• TASK GOAL
Exactly retype the lines from the top of the data through the line containing "anchor=north west] (#1)", leaving out every picture.

⟨

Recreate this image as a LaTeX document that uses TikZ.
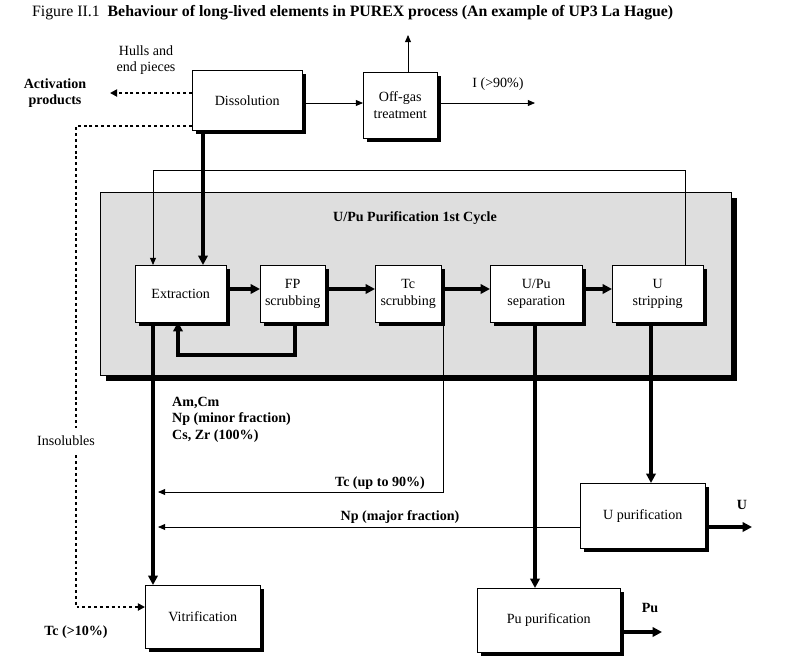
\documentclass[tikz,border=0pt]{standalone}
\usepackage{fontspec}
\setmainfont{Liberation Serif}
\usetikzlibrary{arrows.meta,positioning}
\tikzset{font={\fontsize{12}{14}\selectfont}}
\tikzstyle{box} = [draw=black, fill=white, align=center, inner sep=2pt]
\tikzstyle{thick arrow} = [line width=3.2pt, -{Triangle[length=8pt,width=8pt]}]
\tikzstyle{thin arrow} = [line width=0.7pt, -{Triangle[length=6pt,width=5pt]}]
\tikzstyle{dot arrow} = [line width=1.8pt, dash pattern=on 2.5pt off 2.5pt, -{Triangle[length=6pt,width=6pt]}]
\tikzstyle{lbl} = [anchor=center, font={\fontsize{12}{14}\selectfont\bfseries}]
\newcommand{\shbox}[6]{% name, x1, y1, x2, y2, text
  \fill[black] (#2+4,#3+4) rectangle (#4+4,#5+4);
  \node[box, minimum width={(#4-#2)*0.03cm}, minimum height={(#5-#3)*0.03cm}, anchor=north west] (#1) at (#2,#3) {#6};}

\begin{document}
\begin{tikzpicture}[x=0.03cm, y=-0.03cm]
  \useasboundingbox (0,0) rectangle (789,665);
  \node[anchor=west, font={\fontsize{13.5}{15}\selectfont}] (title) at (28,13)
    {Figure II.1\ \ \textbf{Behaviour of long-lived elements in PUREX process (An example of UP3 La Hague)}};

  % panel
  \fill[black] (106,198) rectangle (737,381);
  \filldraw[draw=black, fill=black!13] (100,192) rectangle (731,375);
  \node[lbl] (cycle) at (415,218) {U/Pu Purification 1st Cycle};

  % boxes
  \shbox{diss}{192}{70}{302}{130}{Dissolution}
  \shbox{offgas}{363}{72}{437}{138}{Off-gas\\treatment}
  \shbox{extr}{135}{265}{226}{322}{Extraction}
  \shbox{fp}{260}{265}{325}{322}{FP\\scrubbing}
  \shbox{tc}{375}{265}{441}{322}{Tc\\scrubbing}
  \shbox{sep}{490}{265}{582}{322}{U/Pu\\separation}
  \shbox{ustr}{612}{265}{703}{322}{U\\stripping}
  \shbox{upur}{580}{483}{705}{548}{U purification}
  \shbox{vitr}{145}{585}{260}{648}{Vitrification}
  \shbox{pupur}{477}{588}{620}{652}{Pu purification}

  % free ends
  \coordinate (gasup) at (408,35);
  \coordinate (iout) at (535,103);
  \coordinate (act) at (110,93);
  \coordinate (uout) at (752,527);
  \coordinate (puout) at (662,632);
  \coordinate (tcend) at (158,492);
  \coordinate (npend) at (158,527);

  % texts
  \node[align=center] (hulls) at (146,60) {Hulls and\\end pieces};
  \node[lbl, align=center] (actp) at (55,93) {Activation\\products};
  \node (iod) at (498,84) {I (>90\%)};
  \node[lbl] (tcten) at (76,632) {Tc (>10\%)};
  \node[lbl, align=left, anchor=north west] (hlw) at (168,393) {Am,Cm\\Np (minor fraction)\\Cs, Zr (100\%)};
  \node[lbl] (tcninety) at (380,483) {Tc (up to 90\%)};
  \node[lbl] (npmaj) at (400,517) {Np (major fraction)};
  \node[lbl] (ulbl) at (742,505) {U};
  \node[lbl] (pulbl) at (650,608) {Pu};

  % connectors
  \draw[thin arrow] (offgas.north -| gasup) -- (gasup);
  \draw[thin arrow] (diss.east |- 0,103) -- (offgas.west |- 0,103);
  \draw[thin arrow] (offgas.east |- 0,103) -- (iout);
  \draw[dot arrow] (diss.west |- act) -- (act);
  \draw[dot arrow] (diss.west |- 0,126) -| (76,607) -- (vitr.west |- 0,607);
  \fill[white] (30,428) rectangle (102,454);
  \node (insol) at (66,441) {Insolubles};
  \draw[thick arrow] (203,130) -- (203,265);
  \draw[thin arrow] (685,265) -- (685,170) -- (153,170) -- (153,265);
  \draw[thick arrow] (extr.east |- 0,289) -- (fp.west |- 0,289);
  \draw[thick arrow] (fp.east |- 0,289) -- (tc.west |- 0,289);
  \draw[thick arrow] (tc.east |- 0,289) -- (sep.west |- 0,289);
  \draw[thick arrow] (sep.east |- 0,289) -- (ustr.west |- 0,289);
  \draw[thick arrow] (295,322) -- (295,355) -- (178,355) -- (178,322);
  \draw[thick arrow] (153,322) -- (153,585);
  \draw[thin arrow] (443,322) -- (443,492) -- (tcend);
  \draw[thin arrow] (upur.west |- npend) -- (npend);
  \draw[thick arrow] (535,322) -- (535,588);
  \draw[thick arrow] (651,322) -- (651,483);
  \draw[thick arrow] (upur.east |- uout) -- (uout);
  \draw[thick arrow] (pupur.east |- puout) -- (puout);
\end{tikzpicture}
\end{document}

⟩

• CORRECT OUTPUT
Recreate this image as a LaTeX document that uses TikZ.
\documentclass[tikz,border=0pt]{standalone}
\usepackage{fontspec}
\setmainfont{Liberation Serif}
\usetikzlibrary{arrows.meta,positioning}
\tikzset{font={\fontsize{12}{14}\selectfont}}
\tikzstyle{box} = [draw=black, fill=white, align=center, inner sep=2pt]
\tikzstyle{thick arrow} = [line width=3.2pt, -{Triangle[length=8pt,width=8pt]}]
\tikzstyle{thin arrow} = [line width=0.7pt, -{Triangle[length=6pt,width=5pt]}]
\tikzstyle{dot arrow} = [line width=1.8pt, dash pattern=on 2.5pt off 2.5pt, -{Triangle[length=6pt,width=6pt]}]
\tikzstyle{lbl} = [anchor=center, font={\fontsize{12}{14}\selectfont\bfseries}]
\newcommand{\shbox}[6]{% name, x1, y1, x2, y2, text
  \fill[black] (#2+4,#3+4) rectangle (#4+4,#5+4);
  \node[box, minimum width={(#4-#2)*0.03cm}, minimum height={(#5-#3)*0.03cm}, anchor=north west] (#1) at (#2,#3) {#6};}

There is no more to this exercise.